RDT highlights the role of power and influence in managing resource dependencies. Organizations may seek to enhance their bargaining power and control over resources through various means, including lobbying, strategic investments, and building strong reputations.

  • Institutional Pressures:

RDT acknowledges that organizations are subject to institutional pressures from regulatory bodies, industry norms, and societal expectations. Compliance with institutional rules and norms may affect resource dependencies and organizational strategies.

Institutional Theory:

Institutional Theory is a sociological perspective in organizational theory that examines how institutions shape organizational behavior, practices, and structures. Developed primarily by scholars such as Meyer, Rowan, DiMaggio, and Powell in the 1980s, institutional theory suggests that organizations conform to institutional norms, rules, and beliefs to gain legitimacy and support from their external environments.

Principles of Institutional Theory:

  • Institutional Isomorphism:

Institutional theory posits that organizations tend to become more similar to one another over time due to pressures for conformity to institutional norms and expectations. This process, known as institutional isomorphism, occurs through three mechanisms: coercive, mimetic, and normative.

  • Coercive Isomorphism:

Coercive pressures arise from external forces such as regulations, laws, and formal sanctions. Organizations comply with these coercive pressures to avoid legal penalties, gain legitimacy, and maintain their survival in the institutional environment.

  • Mimetic Isomorphism:

Mimetic pressures stem from uncertainty and ambiguity in the environment, leading organizations to imitate the practices and structures of successful peers or models. Mimetic isomorphism occurs when organizations mimic others’ behaviors to reduce uncertainty and gain legitimacy, especially in situations characterized by complexity or innovation.

  • Normative Isomorphism:

Normative pressures arise from professionalization, educational institutions, and cultural values, shaping organizations’ beliefs about what is considered legitimate and appropriate.

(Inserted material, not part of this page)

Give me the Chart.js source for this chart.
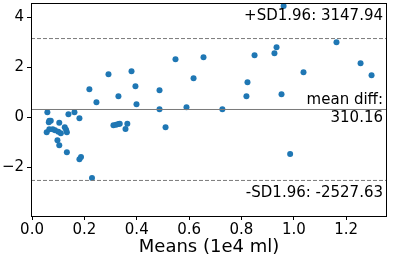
<!DOCTYPE html>
<html>
<head>
<meta charset="utf-8">
<script src="https://cdn.jsdelivr.net/npm/chart.js@4/dist/chart.umd.min.js"></script>
<style>
html,body{margin:0;padding:0;background:#fff;}
#wrap{width:393px;height:258px;position:relative;}
</style>
</head>
<body>
<div id="wrap"><canvas id="c" width="393" height="258"></canvas></div>
<script>
// Means (1e4 ml)
const means = [0.0585,0.066,0.0715,0.064,0.104,0.139,0.162,0.181,0.056,0.066,0.079,0.088,0.1005,0.110,0.125,0.130,0.133,0.097,0.104,0.133,0.181,0.187,0.229,0.311,0.321,0.330,0.335,0.357,0.364,0.510,0.219,0.246,0.292,0.330,0.380,0.395,0.399,0.487,0.487,0.548,0.590,0.617,0.655,0.727,0.823,0.819,0.850,0.926,0.934,0.961,0.953,0.986,1.037,1.163,1.255,1.297];
// Differences (1e3 ml)
const diffs = [0.20,-0.136,-0.136,-0.20,-0.216,0.12,0.20,-0.04,-0.60,-0.48,-0.48,-0.52,-0.576,-0.64,-0.40,-0.496,-0.60,-0.92,-1.12,-1.40,-1.68,-1.59,-2.43,-0.32,-0.296,-0.268,-0.256,-0.47,-0.256,-0.40,1.12,0.60,1.72,0.84,1.84,1.24,0.52,1.08,0.32,2.32,0.40,1.56,2.40,0.32,1.40,0.84,2.48,2.56,2.80,4.45,0.92,-1.47,1.80,3.00,2.16,1.68];
const meanDiff = 310.16;
const upperSD = 3147.94;
const lowerSD = -2527.63;
const xTicks = [0.0,0.2,0.4,0.6,0.8,1.0,1.2];
const yTicks = [-2,0,2,4];
const xRange = [-0.004,1.356];
const yRange = [-3.95,4.57];

const points = means.map((m,i)=>({x:m,y:diffs[i]}));
const hline = v => [{x:xRange[0],y:v/1000},{x:xRange[1],y:v/1000}];
const FONT = "'DejaVu Sans', sans-serif";

const deco = {
  id:'deco',
  afterDraw(chart){
    const {ctx, chartArea:a, scales:{y}} = chart;
    ctx.save();
    ctx.strokeStyle = '#000';
    ctx.lineWidth = 1;
    ctx.strokeRect(Math.round(a.left)+0.5, Math.round(a.top)+0.5, Math.round(a.right-a.left)-1, Math.round(a.bottom-a.top));
    ctx.fillStyle = '#000';
    ctx.font = '15px ' + FONT;
    ctx.textAlign = 'right';
    ctx.textBaseline = 'alphabetic';
    const xr = a.right - 4;
    const yu = y.getPixelForValue(upperSD/1000);
    const ym = y.getPixelForValue(meanDiff/1000);
    const yl = y.getPixelForValue(lowerSD/1000);
    ctx.fillText('+SD1.96: ' + upperSD.toFixed(2), xr, yu - 19);
    ctx.fillText('mean diff:', xr, ym - 5);
    ctx.fillText(meanDiff.toFixed(2), xr, ym + 12.5);
    ctx.fillText('-SD1.96: ' + lowerSD.toFixed(2), xr, yl + 17);
    ctx.restore();
  }
};

new Chart(document.getElementById('c'), {
  type:'scatter',
  data:{
    datasets:[
      {data:hline(meanDiff), type:'line', borderColor:'#7a7a7a', borderWidth:1, pointRadius:0, fill:false},
      {data:hline(upperSD), type:'line', borderColor:'#7a7a7a', borderWidth:1, borderDash:[4,2], pointRadius:0, fill:false},
      {data:hline(lowerSD), type:'line', borderColor:'#7a7a7a', borderWidth:1, borderDash:[4,2], pointRadius:0, fill:false},
      {data:points, backgroundColor:'#1f77b4', borderColor:'#1f77b4', borderWidth:0, pointRadius:3, pointHoverRadius:3}
    ]
  },
  options:{
    responsive:false,
    animation:false,
    devicePixelRatio:1,
    layout:{padding:{top:3,right:6,left:0,bottom:0}},
    plugins:{legend:{display:false},tooltip:{enabled:false}},
    scales:{
      x:{
        type:'linear', min:xRange[0], max:xRange[1],
        afterBuildTicks:s=>{s.ticks = xTicks.map(v=>({value:v}));},
        afterFit:s=>{s.height = 42; s.paddingLeft = 0; s.paddingRight = 0;},
        grid:{display:true, drawOnChartArea:false, drawTicks:true, tickLength:4, color:'#000', tickColor:'#000'},
        border:{display:false},
        ticks:{color:'#000', font:{family:FONT,size:15}, padding:1, maxRotation:0, autoSkip:false, callback:v=>v.toFixed(1)},
        title:{display:true, text:'Means (1e4 ml)', color:'#000', font:{family:FONT,size:18}, padding:{top:0,bottom:0}}
      },
      y:{
        type:'linear', min:yRange[0], max:yRange[1],
        afterBuildTicks:s=>{s.ticks = yTicks.map(v=>({value:v}));},
        afterFit:s=>{s.width = 31; s.paddingTop = 0; s.paddingBottom = 0;},
        grid:{display:true, drawOnChartArea:false, drawTicks:true, tickLength:4, color:'#000', tickColor:'#000'},
        border:{display:false},
        ticks:{color:'#000', font:{family:FONT,size:15}, padding:3, autoSkip:false, callback:v=>(v<0?'\u2212'+Math.abs(v):String(v))}
      }
    }
  },
  plugins:[deco]
});
</script>
</body>
</html>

Organizations conform to normative expectations to gain social approval and recognition from their stakeholders.

  • Institutional Entrepreneurs:

Institutional theory acknowledges the role of institutional entrepreneurs who challenge existing institutional arrangements and advocate for change. These individuals or organizations may introduce new practices, challenge prevailing norms, and shape institutional environments through their actions and advocacy efforts.

  • Institutional Change:

While institutions provide stability and order, they are also subject to change over time. Institutional theory examines processes of institutional change, such as institutional entrepreneurship, external shocks, and shifts in societal values, that lead to the emergence of new institutional arrangements and practices.

  • Institutional Logics:

Institutional theory recognizes the coexistence of multiple institutional logics—sets of beliefs, values, and norms—that guide organizational behavior. Organizations may navigate tensions between competing institutional logics, such as profit maximization and social responsibility, by adopting hybrid strategies or legitimizing their actions within different institutional contexts.